Measurements made by the test
Measurement	Description	Measurement Unit	Interpretation
Redo apply lagging duration	Indicates the time elapsed or time lag noticed on the standby database when redo logs are applied from the primary database.	Minutes	An apply lag is the difference, in elapsed time, between when the last applied change became visible on the standby and when that same change was first visible on the primary. Redo apply performance depends mainly on the type of workload that is being recovered and the system resources allocated to recovery. For standby databases on symmetric hardware and configuration, the apply lag should less than 10 seconds. A high value for this measure indicates that the standby database is lagging far behind the primary database and in case of failure of the primary database, there may be a considerable amount of data loss.
Redo transport lagging duration	Indicates the time lag noticed in the transport of redo logs to the standby database with respect to the generation of logs in the primary database.	Minutes	Given enough resources, in particular network bandwidth, an Oracle Data Guard standby can maintain pace with very high workloads. In cases where resources are constrained, the standby can begin to fall behind, resulting in a transport or apply lag. A transport lag is the amount of data, measured in time, that the standby has not received from the primary. A low value is desired for this measure.

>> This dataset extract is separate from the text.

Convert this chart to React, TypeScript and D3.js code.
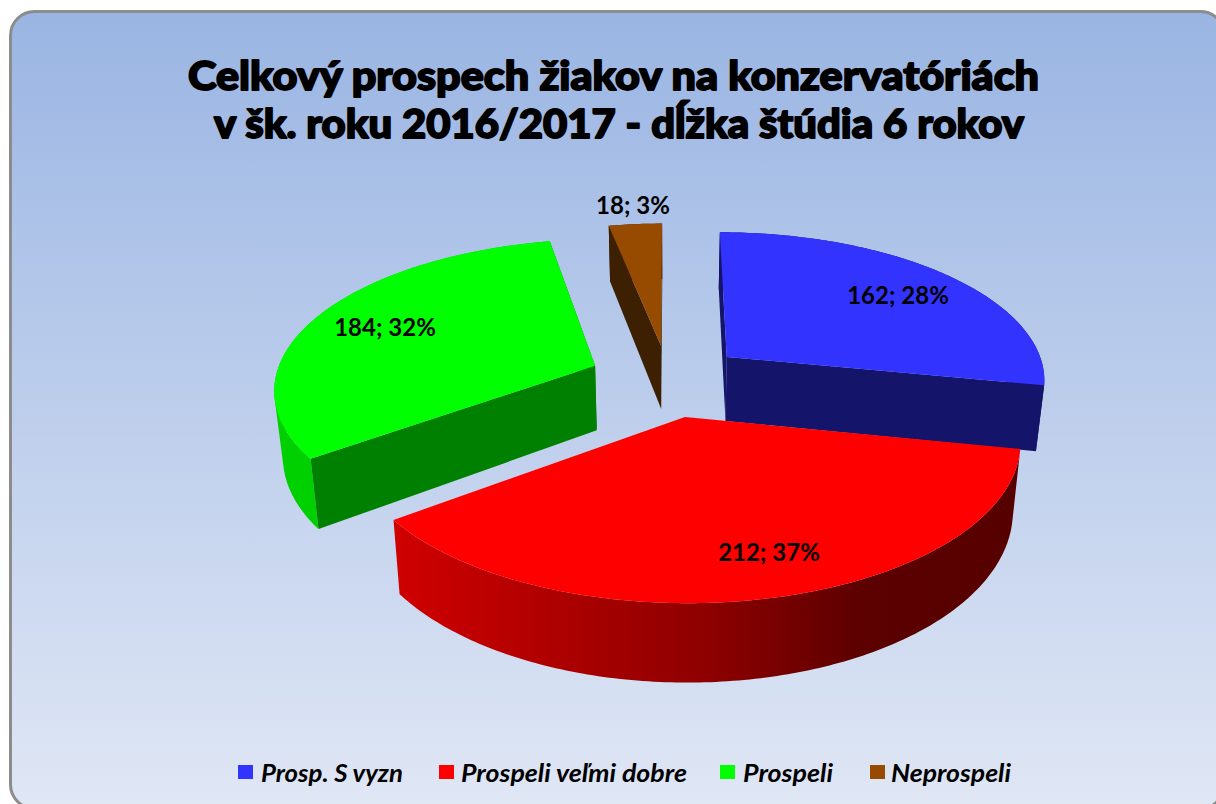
import React from "react";
import * as d3 from "d3";

const categories = ["Prosp. S vyzn", "Prospeli veľmi dobre", "Prospeli", "Neprospeli"];
const values = [162, 212, 184, 18];
const percents = [28, 37, 32, 3];
const colors = ["#3333ff", "#ff0000", "#00ff00", "#964b00"];
const cutColors = ["#14146b", "#8b0000", "#008000", "#3d1f02"];
const wallColors = ["#14146b", "url(#redWall)", "#00d000", "#3d1f02"];
const showCut = [true, false, true, true];
const explodeU = [0.181, 0.045, -0.237, -0.029];
const explodeV = [-0.105, 0.296, -0.043, -0.185];
const labelX = [898, 769, 385, 633];
const labelY = [294, 551, 326, 204];
const drawOrder = [3, 2, 0, 1];
const legendSwatchX = [238, 439, 720, 870];
const legendTextX = [261, 461, 743, 891];
const legendTextLen = [142, 226, 90, 120];
const titleLines = ["Celkový prospech žiakov na konzervatóriách", "v šk. roku 2016/2017 - dĺžka štúdia 6 rokov"];

const CX = 670, CY = 372, RX = 318, RY = 146, K = 0.14, D = 65, SHRINK = 0.022;

const top = (u: number, v: number): [number, number] => {
  const w = 1 - K * v;
  return [CX + (RX * u) / w, CY + (RY * v) / w];
};
const bottom = (u: number, v: number): [number, number] => {
  const w = 1 - K * v;
  const [x, y] = top(u, v);
  return [CX + (x - CX) * (1 - SHRINK), y + D / w];
};

const line = d3.line<[number, number]>();
const arcs = d3.pie<number>().sort(null)(values);

function rim(i: number, f: (u: number, v: number) => [number, number]) {
  const a = arcs[i];
  const n = Math.max(4, Math.ceil((a.endAngle - a.startAngle) / 0.015));
  return d3.range(n + 1).map((j) => {
    const t = a.startAngle + ((a.endAngle - a.startAngle) * j) / n;
    return f(explodeU[i] + Math.sin(t), explodeV[i] - Math.cos(t));
  });
}

// The outer wall is the sweep of the rim downwards: one quad per rim step, all wound alike.
function wallPath(t: [number, number][], b: [number, number][]) {
  return d3
    .range(t.length - 1)
    .map((j) => {
      const q: [number, number][] = [t[j], t[j + 1], b[j + 1], b[j]];
      if (d3.polygonArea(q) < 0) q.reverse();
      return line(q) + "Z";
    })
    .join("");
}

function Slice({ i }: { i: number }) {
  const u0 = explodeU[i], v0 = explodeV[i];
  const topRim = rim(i, top);
  const botRim = rim(i, bottom);
  const apexT = top(u0, v0);
  const apexB = bottom(u0, v0);
  const startFace = line([apexT, topRim[0], botRim[0], apexB]) + "Z";
  const endFace = line([apexT, topRim[topRim.length - 1], botRim[botRim.length - 1], apexB]) + "Z";
  const topFace = line([apexT, ...topRim]) + "Z";
  return (
    <g>
      {showCut[i] && <path d={endFace} fill={cutColors[i]} />}
      <path d={wallPath(topRim, botRim)} fill={wallColors[i]} />
      {showCut[i] && <path d={startFace} fill={cutColors[i]} />}
      <path d={topFace} fill={colors[i]} />
    </g>
  );
}

export default function App() {
  return (
    <svg width={1216} height={804} style={{ position: "absolute", left: 0, top: 0, display: "block" }}>
      <defs>
        <linearGradient id="bg" x1="0" y1="0" x2="0" y2="1">
          <stop offset="0" stopColor="#9ab5e3" />
          <stop offset="1" stopColor="#e0e7f5" />
        </linearGradient>
        <linearGradient id="redWall" gradientUnits="userSpaceOnUse" x1="393" y1="0" x2="1020" y2="0">
          <stop offset="0" stopColor="#d00000" />
          <stop offset="0.5" stopColor="#8e0000" />
          <stop offset="0.75" stopColor="#5c0000" />
          <stop offset="1" stopColor="#560000" />
        </linearGradient>
      </defs>
      <rect x={0} y={0} width={1216} height={804} fill="#ffffff" />
      <rect x={10.5} y={11.5} width={1214} height={797} rx={24} fill="url(#bg)" stroke="#8c8c8c" strokeWidth={3} />
      <g fontFamily="Lato, 'Open Sans', sans-serif" fontWeight={900} fontSize={40} fill="#000" stroke="#000" strokeWidth={1.8} strokeLinejoin="round">
        <text x={188} y={90} textLength={851} lengthAdjust="spacingAndGlyphs">{titleLines[0]}</text>
        <text x={214} y={138} textLength={810} lengthAdjust="spacingAndGlyphs">{titleLines[1]}</text>
      </g>
      {drawOrder.map((i) => <Slice key={i} i={i} />)}
      <g fontFamily="Lato, sans-serif" fontWeight={700} fontSize={24} fill="#000" textAnchor="middle" dominantBaseline="central">
        {values.map((v, i) => (
          <text key={i} x={labelX[i]} y={labelY[i]}>{`${v}; ${percents[i]}%`}</text>
        ))}
      </g>
      <g fontFamily="Lato, sans-serif" fontWeight={700} fontStyle="italic" fontSize={25} fill="#000">
        {categories.map((c, i) => (
          <g key={c}>
            <rect x={legendSwatchX[i]} y={765} width={15} height={14} fill={colors[i]} />
            <text x={legendTextX[i]} y={772} dominantBaseline="central" textLength={legendTextLen[i]} lengthAdjust="spacingAndGlyphs">{c}</text>
          </g>
        ))}
      </g>
    </svg>
  );
}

Estimated redo apply finish time on standby	Indicates the estimated amount of time required to apply the redo on the standby database so that both the standby and primary databases are in sync.	Minutes	A low value is desired for this measure.
Estimated startup time of standby	Indicates the time duration needed to start the standby database.	Minutes	A low value is desired for this measure. A high value for this measure indicates that during fail over, mission-critical business services may be affected for the time duration reported by this measure.